The legend tells that, in ancient times, a legendary personage, called Naylamp, got to the coast, and disembarked near the Faquislanguia River, in present-day Lambayeque, where he established his residence, and erected a temple called “Chot”, in which he placed a stone idol called “Liamayec”.
After many years of ruling, as their King, Naylamp passed away, and the Mochica priests made the people believe that he was immortal, as his eldest son, Cium, replaced him. Thus, this mythical origin gave rise to the Mochica Culture that flourished with important administrative and ceremonial centers, in the region, such as Túcume and Sipán. Then, the Mochicas´ decadence gave way to another culture called “Lambayeque” which developed between the 8th and 16th centuries.
Later on, that territory was occupied by the Chimus and, finally, by the Incas. Indeed, the architectural remains, left to us by those civilizations and cultures, are an open treasure to the eyes of universal culture, in places like Batán Grande, Túcume, Apurlepec, Sicán, Sipán and many more, that are samples of the grandeur reached by these nations of exceptional artists, architects and farmers.
The Lord of Sipán
Half-way through 1987, an enthusiastic and hardworking team of Peruvian archaeologists, directed by Dr. Walter Alva, announced one of the 20th century´s most extraordinary archaeological findings; that of the tomb of a Mochica dignitary they called “The Lord of Sipán”, in the Lambayeque Valley. Furthermore, it was the first intact tomb discovered, of an important personage of ancient Peru. Then, in just a few days, that piece of news went around the world.

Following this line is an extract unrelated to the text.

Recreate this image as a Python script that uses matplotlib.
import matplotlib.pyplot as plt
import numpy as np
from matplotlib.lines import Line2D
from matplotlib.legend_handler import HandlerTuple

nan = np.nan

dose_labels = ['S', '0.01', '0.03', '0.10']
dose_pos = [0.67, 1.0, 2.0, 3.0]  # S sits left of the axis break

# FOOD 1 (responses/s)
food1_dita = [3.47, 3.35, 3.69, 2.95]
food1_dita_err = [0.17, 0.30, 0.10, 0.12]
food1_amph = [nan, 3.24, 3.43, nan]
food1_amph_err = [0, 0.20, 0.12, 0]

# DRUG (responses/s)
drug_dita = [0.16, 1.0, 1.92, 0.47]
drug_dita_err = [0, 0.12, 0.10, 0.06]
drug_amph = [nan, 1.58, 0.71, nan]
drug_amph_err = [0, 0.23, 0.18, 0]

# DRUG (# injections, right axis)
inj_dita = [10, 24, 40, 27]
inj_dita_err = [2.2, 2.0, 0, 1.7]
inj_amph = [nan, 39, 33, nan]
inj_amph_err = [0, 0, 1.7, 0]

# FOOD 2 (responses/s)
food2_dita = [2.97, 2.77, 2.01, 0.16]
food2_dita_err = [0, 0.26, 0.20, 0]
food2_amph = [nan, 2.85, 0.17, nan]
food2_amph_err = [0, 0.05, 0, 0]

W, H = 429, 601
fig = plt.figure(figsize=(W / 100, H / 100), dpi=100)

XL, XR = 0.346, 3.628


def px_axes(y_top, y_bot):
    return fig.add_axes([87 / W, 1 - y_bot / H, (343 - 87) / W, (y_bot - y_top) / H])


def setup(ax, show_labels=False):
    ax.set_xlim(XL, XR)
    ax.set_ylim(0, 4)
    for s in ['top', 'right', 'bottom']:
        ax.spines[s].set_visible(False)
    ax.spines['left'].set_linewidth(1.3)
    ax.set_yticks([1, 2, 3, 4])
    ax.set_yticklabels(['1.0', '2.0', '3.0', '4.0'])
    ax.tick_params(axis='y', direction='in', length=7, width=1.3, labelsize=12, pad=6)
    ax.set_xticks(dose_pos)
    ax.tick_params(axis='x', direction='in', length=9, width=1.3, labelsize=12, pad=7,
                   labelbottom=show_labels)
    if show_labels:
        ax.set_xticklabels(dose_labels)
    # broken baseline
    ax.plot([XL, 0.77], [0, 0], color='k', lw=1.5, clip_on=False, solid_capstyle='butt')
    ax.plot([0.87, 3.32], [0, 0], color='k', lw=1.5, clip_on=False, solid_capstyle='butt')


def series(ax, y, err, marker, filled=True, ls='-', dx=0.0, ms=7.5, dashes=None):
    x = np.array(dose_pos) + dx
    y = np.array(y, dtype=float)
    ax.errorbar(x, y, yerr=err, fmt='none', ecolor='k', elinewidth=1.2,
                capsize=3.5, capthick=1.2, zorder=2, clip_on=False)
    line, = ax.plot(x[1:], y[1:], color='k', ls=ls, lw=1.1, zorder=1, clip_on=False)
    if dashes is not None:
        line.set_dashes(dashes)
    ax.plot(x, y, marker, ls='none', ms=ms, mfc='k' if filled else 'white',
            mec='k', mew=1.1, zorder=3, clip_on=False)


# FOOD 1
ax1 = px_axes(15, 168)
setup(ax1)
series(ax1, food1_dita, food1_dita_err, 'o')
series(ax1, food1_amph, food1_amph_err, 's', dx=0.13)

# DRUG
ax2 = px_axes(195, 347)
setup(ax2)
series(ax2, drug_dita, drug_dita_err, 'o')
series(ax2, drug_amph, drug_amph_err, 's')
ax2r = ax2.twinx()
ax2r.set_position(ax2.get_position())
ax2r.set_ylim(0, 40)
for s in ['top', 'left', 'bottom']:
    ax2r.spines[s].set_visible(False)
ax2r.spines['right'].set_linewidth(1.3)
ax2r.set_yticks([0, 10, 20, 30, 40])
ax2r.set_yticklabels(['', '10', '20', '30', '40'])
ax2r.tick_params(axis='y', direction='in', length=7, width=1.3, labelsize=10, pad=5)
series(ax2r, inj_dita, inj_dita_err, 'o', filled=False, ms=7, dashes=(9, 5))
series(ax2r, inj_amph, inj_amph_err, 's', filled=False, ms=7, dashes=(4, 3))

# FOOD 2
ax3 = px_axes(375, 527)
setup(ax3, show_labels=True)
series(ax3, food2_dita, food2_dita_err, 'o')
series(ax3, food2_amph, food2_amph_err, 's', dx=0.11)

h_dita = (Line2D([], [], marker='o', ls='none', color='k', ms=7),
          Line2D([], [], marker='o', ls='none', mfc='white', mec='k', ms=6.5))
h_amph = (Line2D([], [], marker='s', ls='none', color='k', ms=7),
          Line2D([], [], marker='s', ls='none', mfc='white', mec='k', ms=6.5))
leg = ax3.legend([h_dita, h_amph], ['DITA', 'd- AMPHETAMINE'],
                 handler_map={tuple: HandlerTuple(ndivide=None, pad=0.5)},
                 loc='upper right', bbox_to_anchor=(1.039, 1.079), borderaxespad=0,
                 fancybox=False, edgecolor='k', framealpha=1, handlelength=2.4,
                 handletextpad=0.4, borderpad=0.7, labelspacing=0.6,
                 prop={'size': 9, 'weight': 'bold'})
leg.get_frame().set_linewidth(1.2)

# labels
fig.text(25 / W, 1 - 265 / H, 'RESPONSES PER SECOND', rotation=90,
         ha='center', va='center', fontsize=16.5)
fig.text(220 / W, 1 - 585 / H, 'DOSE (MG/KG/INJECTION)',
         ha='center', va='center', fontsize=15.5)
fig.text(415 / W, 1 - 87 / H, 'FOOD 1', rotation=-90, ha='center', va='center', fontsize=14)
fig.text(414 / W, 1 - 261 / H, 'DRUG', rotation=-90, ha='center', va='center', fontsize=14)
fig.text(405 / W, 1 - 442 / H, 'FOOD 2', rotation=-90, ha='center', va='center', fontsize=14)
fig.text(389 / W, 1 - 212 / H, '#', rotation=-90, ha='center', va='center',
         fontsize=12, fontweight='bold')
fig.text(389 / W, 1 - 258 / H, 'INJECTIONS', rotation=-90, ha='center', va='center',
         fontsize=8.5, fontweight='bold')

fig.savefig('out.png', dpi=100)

The most representative objects, found in this Mochica Lord´s tomb, were a pair of ear pendants, three pointy spears, a circular massive gold ingot, a helmet, of the same metal, as well as gold nose rings and eye medallions. They also found the semicircular headdress that covered his head, and a scepter, with a flashy gold piece, in the shape of an inverted pyramid. In addition, all around the tomb, there were over one thousand pieces of ceramic, of Mochica origin, as most of this ruler´s ornaments, garments, clothes and emblems correspond to the engraved designs that appear on that culture´s ceramics.

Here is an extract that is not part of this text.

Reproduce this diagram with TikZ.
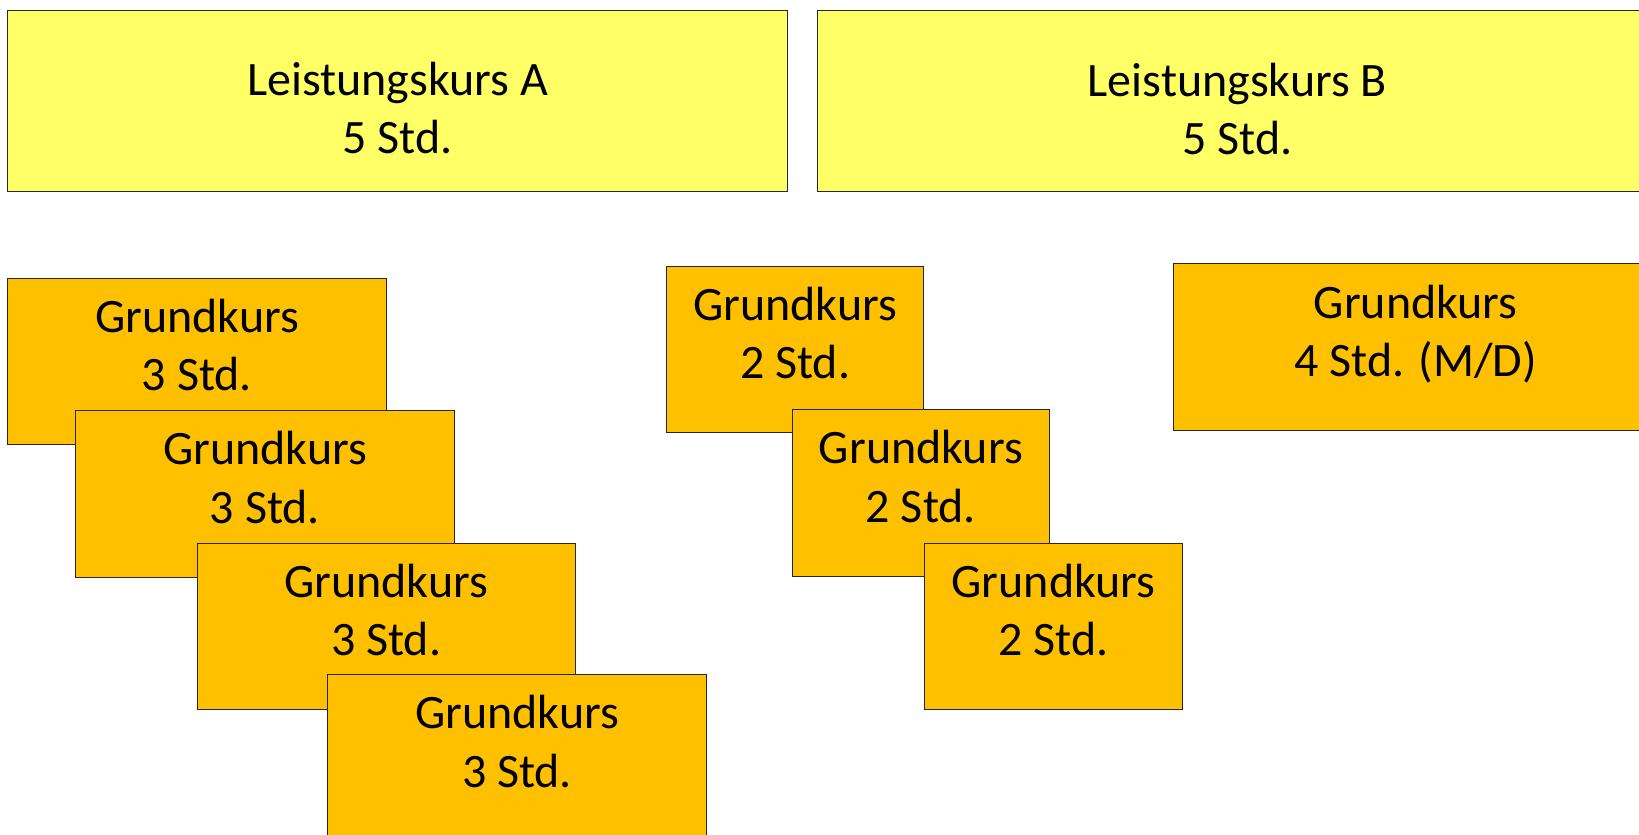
\documentclass[tikz,border=0pt]{standalone}
\usepackage{fontspec}
\setmainfont{Carlito}
\definecolor{lkyellow}{HTML}{FFFF66}
\definecolor{gkorange}{HTML}{FFC000}

\begin{document}
\begin{tikzpicture}[x=1pt,y=-1pt,
    kurs/.style={draw=black!85, line width=1pt, inner sep=0pt, anchor=north west},
    lk/.style={kurs, fill=lkyellow, minimum height=181pt},
    gk/.style={kurs, fill=gkorange, minimum height=166.5pt},
    kurstext/.style={font=\fontsize{48}{58.2}\selectfont, align=center, inner sep=0pt,
        execute at begin node=\vphantom{(}, execute at end node=\vphantom{(}},
    ]
    \useasboundingbox (0,0) rectangle (1639,835);

    % Leistungskurse
    \node [lk, minimum width=779.7pt, label={[kurstext,yshift=-11pt]center:{Leistungskurs A\\5 Std.}}] (lka) at (7.3,9.5) {};
    \node [lk, minimum width=840.3pt, label={[kurstext,yshift=-11pt]center:{Leistungskurs B\\5 Std.}}] (lkb) at (816.7,10) {};

    % Grundkurse 3 Std.
    \node [gk, minimum width=378.5pt, label={[kurstext,yshift=13pt]center:{Grundkurs\\3 Std.}}] (gk31) at (7.3,277.7) {};
    \node [gk, minimum width=378.5pt, label={[kurstext,yshift=13pt]center:{Grundkurs\\3 Std.}}] (gk32) at (75.3,410) {};
    \node [gk, minimum width=378.5pt, label={[kurstext,yshift=13pt]center:{Grundkurs\\3 Std.}}] (gk33) at (196.5,542.7) {};
    \node [gk, minimum width=378.5pt, label={[kurstext,yshift=13pt]center:{Grundkurs\\3 Std.}}] (gk34) at (327.3,674) {};

    % Grundkurse 2 Std.
    \node [gk, minimum width=257.3pt, label={[kurstext,yshift=13pt]center:{Grundkurs\\2 Std.}}] (gk21) at (666,265.7) {};
    \node [gk, minimum width=257.3pt, label={[kurstext,yshift=13pt]center:{Grundkurs\\2 Std.}}] (gk22) at (791.7,409) {};
    \node [gk, minimum width=257.3pt, label={[kurstext,yshift=13pt]center:{Grundkurs\\2 Std.}}] (gk23) at (924.3,542.7) {};

    % Grundkurs 4 Std.
    \node [gk, minimum width=483.7pt, label={[kurstext,yshift=13pt]center:{Grundkurs\\4 Std. (M/D)}}] (gk4) at (1173.3,263.3) {};
\end{tikzpicture}
\end{document}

Outside the sarcophagus, other human bone remains were found that pertained to two women, located, one at the Lord of Sipán´s head and, the other, at his feet, while the skeletons of two men flanked each one of his sides, along with that of a dog; all sacrificed during the Sovereign´s funerary rite, to accompany him in the Great Beyond.
Later on, gold masks, with human faces, and warriors´ spears were discovered, together with a funerary bundle that contained the corpse of another Mochica Chief who was baptized as “The Old Lord of Sipán”.